— START OF Material —

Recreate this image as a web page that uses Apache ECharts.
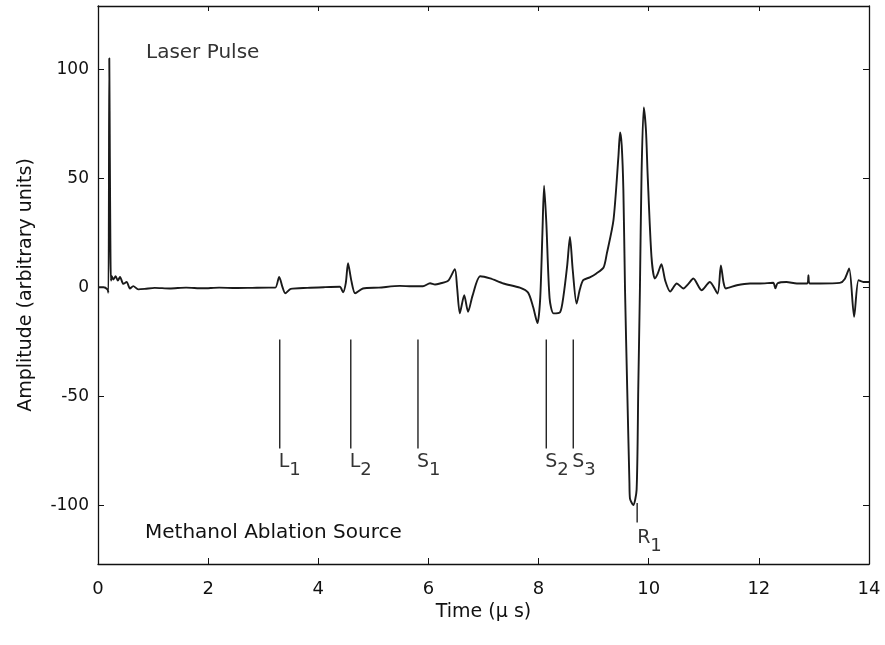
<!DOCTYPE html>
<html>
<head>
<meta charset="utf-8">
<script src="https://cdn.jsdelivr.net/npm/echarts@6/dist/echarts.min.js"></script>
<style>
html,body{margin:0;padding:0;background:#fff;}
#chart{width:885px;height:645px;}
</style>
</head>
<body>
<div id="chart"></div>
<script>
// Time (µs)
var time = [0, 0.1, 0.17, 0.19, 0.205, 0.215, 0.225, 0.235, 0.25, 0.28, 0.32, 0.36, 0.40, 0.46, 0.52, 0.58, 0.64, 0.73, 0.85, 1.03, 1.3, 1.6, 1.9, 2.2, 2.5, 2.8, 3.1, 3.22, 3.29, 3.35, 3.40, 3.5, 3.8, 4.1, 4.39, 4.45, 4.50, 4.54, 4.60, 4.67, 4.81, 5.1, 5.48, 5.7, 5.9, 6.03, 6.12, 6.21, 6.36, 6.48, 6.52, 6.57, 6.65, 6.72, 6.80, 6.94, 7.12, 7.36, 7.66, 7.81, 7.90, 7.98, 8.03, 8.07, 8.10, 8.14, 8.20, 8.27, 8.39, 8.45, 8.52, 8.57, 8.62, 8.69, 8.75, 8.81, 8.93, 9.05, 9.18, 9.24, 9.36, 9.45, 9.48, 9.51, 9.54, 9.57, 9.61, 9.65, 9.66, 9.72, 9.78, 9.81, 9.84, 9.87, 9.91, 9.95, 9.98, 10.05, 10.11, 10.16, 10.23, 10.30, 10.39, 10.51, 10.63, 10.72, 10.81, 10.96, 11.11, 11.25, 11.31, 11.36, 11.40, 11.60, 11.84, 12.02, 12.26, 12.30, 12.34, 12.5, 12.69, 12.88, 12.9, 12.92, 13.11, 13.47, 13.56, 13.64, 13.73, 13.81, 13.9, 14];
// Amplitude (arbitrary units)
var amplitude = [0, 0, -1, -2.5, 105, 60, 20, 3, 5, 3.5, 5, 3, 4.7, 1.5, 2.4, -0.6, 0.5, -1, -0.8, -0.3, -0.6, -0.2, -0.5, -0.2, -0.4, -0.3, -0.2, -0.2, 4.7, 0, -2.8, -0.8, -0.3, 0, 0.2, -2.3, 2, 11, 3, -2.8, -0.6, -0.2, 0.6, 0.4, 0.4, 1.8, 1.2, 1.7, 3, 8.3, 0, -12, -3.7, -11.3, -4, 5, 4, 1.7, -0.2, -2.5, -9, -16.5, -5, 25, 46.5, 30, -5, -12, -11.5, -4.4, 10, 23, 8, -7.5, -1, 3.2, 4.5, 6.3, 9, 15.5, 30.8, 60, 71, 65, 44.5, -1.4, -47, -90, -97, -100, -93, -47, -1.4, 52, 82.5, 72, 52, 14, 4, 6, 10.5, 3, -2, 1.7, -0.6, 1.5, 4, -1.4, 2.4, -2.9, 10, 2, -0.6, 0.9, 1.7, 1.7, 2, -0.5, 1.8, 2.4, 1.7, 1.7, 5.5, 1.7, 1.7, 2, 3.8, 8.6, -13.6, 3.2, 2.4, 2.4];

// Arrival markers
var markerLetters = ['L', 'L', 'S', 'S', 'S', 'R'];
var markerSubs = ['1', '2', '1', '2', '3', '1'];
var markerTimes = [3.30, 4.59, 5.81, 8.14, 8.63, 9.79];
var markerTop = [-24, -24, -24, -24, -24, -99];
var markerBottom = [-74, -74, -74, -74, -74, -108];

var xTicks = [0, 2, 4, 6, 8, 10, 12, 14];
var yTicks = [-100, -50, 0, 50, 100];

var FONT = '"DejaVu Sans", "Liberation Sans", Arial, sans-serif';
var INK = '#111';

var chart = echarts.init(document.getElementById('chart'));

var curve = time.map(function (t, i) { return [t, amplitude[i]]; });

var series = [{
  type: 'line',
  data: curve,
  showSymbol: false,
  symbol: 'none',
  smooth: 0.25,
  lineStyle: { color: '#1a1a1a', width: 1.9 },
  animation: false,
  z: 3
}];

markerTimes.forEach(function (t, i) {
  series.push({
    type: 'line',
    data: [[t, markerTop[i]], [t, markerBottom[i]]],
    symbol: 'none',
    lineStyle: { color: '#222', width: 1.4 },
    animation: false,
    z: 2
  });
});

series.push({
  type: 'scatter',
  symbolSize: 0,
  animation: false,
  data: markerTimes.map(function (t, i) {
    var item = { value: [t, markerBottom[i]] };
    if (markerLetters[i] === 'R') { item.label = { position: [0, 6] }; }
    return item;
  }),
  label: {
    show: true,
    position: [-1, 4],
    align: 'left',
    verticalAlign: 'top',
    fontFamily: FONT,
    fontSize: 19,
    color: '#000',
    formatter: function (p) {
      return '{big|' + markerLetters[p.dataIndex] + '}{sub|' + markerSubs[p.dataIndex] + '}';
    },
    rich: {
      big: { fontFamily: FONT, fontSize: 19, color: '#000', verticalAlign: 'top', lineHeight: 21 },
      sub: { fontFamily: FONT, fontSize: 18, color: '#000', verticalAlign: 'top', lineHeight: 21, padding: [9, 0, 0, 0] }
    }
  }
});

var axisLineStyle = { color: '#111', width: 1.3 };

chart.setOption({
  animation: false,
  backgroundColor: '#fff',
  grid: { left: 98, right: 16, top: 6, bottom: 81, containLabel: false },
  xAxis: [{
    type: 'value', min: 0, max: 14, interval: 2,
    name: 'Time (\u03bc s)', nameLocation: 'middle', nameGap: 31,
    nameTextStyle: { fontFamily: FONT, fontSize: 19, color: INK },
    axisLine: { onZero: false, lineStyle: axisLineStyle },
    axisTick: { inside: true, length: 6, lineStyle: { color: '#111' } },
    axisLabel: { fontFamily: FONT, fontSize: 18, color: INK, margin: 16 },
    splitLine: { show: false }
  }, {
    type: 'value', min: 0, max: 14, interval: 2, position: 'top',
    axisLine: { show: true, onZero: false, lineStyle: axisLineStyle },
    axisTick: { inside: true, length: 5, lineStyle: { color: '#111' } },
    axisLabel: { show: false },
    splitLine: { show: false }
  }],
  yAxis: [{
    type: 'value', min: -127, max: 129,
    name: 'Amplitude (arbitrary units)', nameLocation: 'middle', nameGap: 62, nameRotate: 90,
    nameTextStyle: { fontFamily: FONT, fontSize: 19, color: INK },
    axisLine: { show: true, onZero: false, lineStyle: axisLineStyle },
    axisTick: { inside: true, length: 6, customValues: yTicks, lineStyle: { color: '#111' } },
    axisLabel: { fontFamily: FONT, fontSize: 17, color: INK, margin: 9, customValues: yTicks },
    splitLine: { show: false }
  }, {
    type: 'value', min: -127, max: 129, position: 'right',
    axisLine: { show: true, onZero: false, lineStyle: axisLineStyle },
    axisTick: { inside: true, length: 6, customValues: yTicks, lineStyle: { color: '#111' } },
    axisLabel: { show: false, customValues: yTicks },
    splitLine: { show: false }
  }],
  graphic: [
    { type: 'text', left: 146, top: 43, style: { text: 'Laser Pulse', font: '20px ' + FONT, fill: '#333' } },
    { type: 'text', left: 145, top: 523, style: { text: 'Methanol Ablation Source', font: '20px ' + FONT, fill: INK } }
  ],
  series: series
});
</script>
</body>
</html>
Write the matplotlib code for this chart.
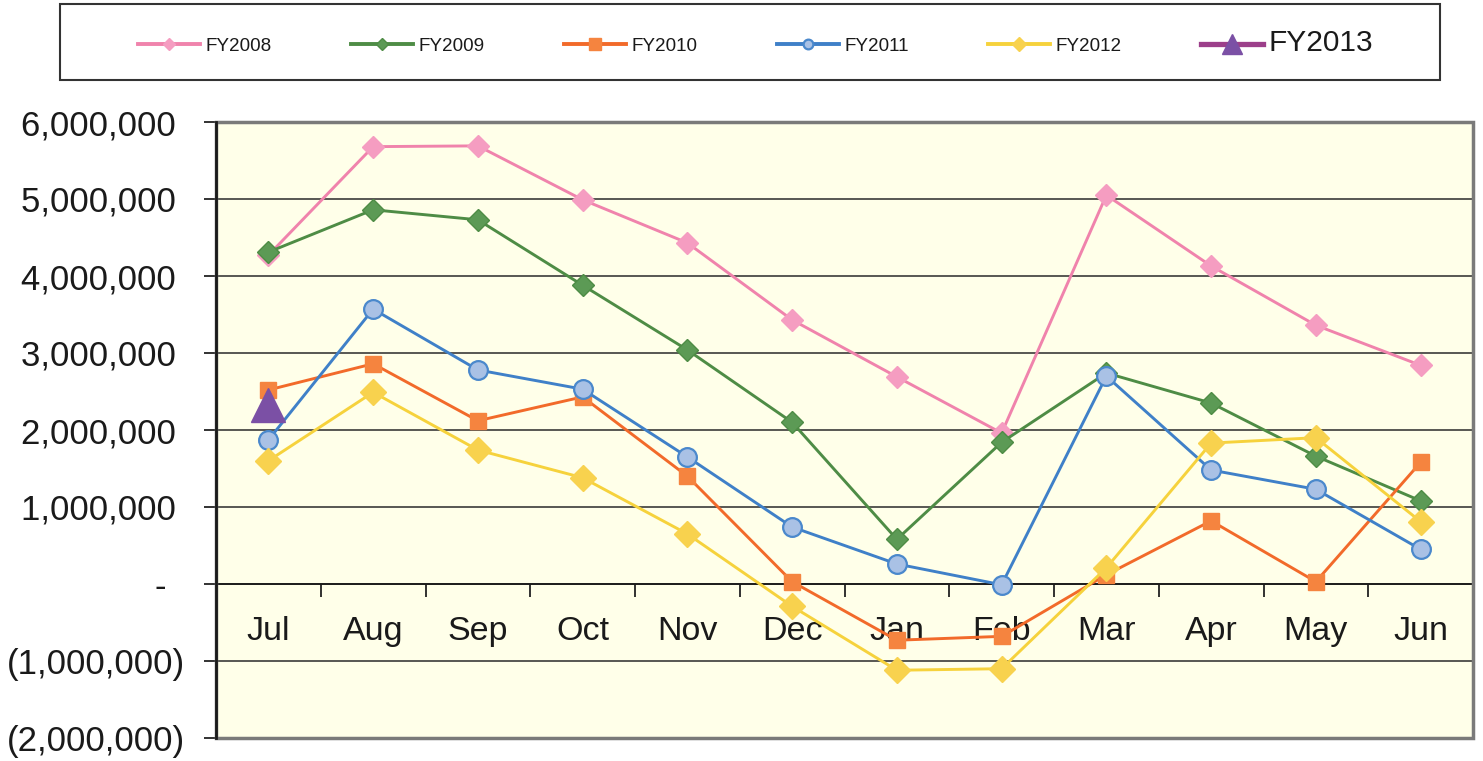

— END OF Material —

• **Requirements**: Report all lines of the data above that include the string "this".

• **Response to the task**:
Recreate this image as a web page that uses Apache ECharts.
Write the matplotlib code for this chart.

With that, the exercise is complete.